§ **Exercise directions**
Look below for the line with "Write a web page that recreates this chart with Plotly.js." and the line with "const py2y = p => (H - MB - p) / plotH;"; repeat exactly those two lines and all lines between them, but no pictures.

§ **Recorded data**
^^^^^^^^

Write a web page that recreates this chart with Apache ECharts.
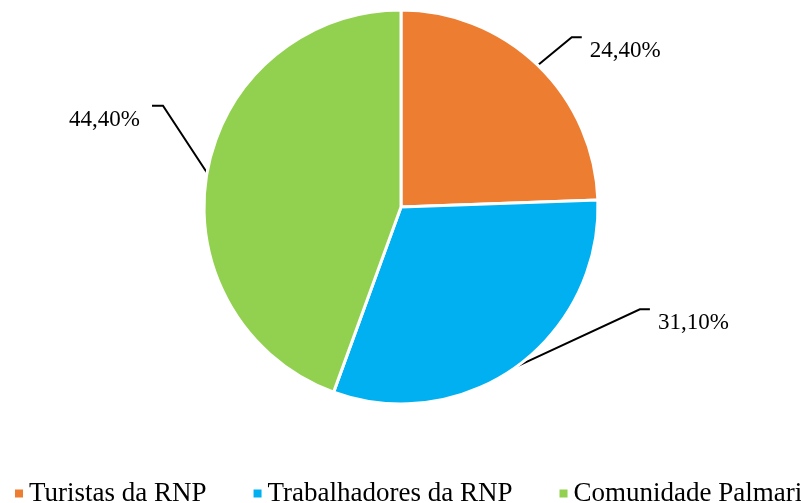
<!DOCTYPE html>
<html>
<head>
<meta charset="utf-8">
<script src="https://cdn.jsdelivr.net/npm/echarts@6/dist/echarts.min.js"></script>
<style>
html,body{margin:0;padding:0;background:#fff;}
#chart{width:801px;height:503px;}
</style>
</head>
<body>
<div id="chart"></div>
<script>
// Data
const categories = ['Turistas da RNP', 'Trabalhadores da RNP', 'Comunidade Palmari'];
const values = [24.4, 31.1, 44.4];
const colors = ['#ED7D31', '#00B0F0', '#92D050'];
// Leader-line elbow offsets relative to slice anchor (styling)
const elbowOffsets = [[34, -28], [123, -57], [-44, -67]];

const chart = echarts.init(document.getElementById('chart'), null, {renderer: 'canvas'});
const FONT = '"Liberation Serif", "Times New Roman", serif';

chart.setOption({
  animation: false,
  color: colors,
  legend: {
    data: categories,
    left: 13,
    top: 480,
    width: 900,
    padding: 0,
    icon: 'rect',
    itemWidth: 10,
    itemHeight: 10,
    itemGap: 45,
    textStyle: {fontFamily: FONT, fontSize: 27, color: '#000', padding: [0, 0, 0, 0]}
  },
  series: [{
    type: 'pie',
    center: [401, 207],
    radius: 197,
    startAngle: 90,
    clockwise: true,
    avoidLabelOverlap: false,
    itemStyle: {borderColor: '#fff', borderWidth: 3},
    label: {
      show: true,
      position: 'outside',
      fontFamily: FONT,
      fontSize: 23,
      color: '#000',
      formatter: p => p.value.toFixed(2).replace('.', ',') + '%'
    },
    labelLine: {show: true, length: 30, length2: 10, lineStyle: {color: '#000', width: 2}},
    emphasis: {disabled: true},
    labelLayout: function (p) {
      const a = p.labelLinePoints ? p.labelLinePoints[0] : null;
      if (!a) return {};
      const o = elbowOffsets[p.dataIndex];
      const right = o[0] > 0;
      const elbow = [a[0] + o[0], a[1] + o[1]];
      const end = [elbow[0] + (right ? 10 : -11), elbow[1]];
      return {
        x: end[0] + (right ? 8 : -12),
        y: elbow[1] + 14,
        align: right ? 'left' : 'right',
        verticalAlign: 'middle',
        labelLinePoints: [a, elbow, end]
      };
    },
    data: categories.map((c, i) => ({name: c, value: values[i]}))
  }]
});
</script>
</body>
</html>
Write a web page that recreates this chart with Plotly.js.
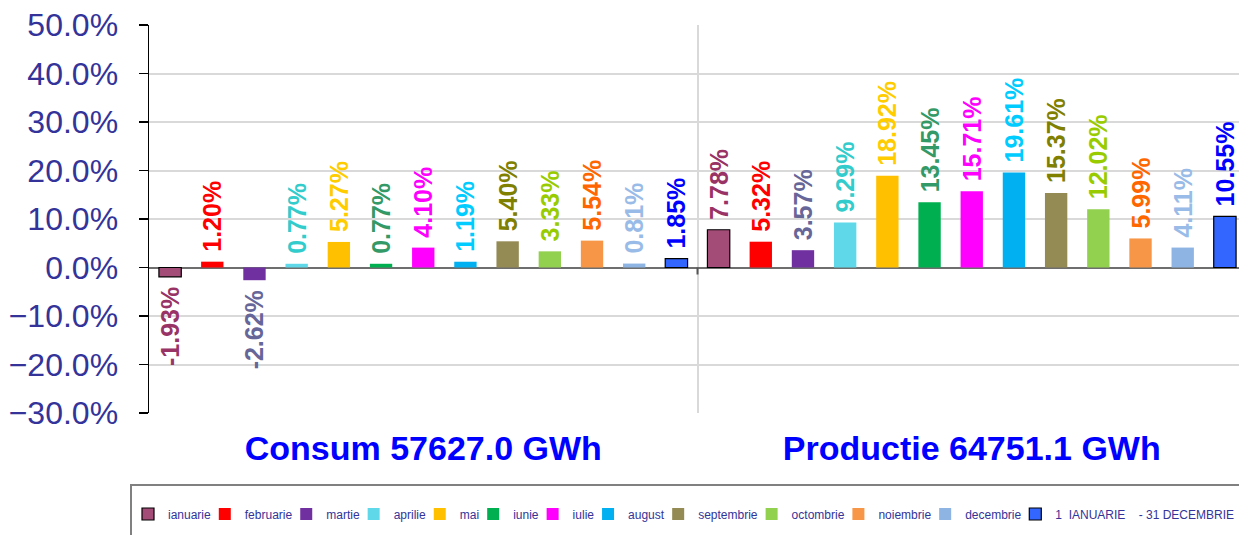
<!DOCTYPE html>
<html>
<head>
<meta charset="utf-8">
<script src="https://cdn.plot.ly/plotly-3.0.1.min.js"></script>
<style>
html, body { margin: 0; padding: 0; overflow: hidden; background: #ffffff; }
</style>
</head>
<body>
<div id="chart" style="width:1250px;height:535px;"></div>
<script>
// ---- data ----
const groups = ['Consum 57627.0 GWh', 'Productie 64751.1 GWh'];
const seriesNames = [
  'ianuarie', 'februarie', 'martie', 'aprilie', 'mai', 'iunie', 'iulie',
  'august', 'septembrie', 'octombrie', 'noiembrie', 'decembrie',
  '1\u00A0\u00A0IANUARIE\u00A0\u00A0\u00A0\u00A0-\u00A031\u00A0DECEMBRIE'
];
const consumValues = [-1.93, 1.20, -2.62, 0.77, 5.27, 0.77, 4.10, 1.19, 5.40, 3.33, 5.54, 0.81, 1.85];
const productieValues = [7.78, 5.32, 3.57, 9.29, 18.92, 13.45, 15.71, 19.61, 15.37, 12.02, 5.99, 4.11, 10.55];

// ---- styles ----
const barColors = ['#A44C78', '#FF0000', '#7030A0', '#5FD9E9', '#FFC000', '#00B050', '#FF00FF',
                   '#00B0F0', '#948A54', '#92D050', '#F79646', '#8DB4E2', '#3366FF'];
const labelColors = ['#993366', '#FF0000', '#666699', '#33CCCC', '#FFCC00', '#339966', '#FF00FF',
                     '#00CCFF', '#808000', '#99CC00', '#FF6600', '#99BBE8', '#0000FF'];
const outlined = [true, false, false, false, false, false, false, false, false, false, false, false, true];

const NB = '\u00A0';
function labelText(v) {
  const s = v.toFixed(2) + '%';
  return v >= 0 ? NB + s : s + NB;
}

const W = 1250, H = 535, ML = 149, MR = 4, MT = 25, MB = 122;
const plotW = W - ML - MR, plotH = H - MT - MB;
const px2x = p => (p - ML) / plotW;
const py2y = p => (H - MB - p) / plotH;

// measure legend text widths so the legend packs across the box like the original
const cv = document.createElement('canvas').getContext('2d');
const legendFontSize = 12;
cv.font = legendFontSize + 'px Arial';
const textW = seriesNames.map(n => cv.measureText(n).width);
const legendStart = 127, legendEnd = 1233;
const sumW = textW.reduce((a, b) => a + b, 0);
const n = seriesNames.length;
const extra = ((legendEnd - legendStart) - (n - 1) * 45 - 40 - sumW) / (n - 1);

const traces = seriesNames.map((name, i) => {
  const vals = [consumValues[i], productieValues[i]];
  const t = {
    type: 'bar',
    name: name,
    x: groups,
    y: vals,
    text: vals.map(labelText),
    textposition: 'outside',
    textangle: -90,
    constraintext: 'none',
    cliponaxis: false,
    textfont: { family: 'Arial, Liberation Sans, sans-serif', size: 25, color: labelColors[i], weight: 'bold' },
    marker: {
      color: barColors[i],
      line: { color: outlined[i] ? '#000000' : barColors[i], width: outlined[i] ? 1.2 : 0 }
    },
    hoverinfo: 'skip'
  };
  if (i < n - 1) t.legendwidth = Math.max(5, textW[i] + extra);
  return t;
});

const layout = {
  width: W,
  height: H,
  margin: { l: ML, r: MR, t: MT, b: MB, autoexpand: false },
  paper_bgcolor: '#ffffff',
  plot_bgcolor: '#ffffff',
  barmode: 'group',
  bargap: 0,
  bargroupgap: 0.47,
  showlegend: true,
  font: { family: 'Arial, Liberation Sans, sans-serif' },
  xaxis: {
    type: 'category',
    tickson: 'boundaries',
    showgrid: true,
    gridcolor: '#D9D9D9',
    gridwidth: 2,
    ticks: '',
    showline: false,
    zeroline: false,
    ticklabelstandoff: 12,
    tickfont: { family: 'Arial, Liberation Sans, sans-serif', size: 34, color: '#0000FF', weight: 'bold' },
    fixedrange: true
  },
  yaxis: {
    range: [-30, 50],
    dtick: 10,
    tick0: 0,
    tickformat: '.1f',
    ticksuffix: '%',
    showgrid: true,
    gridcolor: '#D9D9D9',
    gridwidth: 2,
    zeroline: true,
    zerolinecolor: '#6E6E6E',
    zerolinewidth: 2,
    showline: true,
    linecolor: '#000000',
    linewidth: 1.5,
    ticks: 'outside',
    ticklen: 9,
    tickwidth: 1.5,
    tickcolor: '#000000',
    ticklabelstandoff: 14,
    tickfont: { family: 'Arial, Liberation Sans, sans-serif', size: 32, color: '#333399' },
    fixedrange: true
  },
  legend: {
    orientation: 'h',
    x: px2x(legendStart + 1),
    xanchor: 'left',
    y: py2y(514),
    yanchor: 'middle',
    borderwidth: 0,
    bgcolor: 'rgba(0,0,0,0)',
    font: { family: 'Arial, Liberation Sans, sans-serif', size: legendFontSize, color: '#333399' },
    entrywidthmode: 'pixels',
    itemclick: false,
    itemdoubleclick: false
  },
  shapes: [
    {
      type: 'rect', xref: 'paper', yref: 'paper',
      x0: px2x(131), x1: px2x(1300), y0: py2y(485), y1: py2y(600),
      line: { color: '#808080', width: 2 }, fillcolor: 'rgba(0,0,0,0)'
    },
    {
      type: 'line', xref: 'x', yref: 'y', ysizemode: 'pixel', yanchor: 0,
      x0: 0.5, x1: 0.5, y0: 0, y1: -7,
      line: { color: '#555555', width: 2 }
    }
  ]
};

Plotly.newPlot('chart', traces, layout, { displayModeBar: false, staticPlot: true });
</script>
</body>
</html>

^^^^^^^^

§ **Expected output**
Write a web page that recreates this chart with Plotly.js.
<!DOCTYPE html>
<html>
<head>
<meta charset="utf-8">
<script src="https://cdn.plot.ly/plotly-3.0.1.min.js"></script>
<style>
html, body { margin: 0; padding: 0; overflow: hidden; background: #ffffff; }
</style>
</head>
<body>
<div id="chart" style="width:1250px;height:535px;"></div>
<script>
// ---- data ----
const groups = ['Consum 57627.0 GWh', 'Productie 64751.1 GWh'];
const seriesNames = [
  'ianuarie', 'februarie', 'martie', 'aprilie', 'mai', 'iunie', 'iulie',
  'august', 'septembrie', 'octombrie', 'noiembrie', 'decembrie',
  '1\u00A0\u00A0IANUARIE\u00A0\u00A0\u00A0\u00A0-\u00A031\u00A0DECEMBRIE'
];
const consumValues = [-1.93, 1.20, -2.62, 0.77, 5.27, 0.77, 4.10, 1.19, 5.40, 3.33, 5.54, 0.81, 1.85];
const productieValues = [7.78, 5.32, 3.57, 9.29, 18.92, 13.45, 15.71, 19.61, 15.37, 12.02, 5.99, 4.11, 10.55];

// ---- styles ----
const barColors = ['#A44C78', '#FF0000', '#7030A0', '#5FD9E9', '#FFC000', '#00B050', '#FF00FF',
                   '#00B0F0', '#948A54', '#92D050', '#F79646', '#8DB4E2', '#3366FF'];
const labelColors = ['#993366', '#FF0000', '#666699', '#33CCCC', '#FFCC00', '#339966', '#FF00FF',
                     '#00CCFF', '#808000', '#99CC00', '#FF6600', '#99BBE8', '#0000FF'];
const outlined = [true, false, false, false, false, false, false, false, false, false, false, false, true];

const NB = '\u00A0';
function labelText(v) {
  const s = v.toFixed(2) + '%';
  return v >= 0 ? NB + s : s + NB;
}

const W = 1250, H = 535, ML = 149, MR = 4, MT = 25, MB = 122;
const plotW = W - ML - MR, plotH = H - MT - MB;
const px2x = p => (p - ML) / plotW;
const py2y = p => (H - MB - p) / plotH;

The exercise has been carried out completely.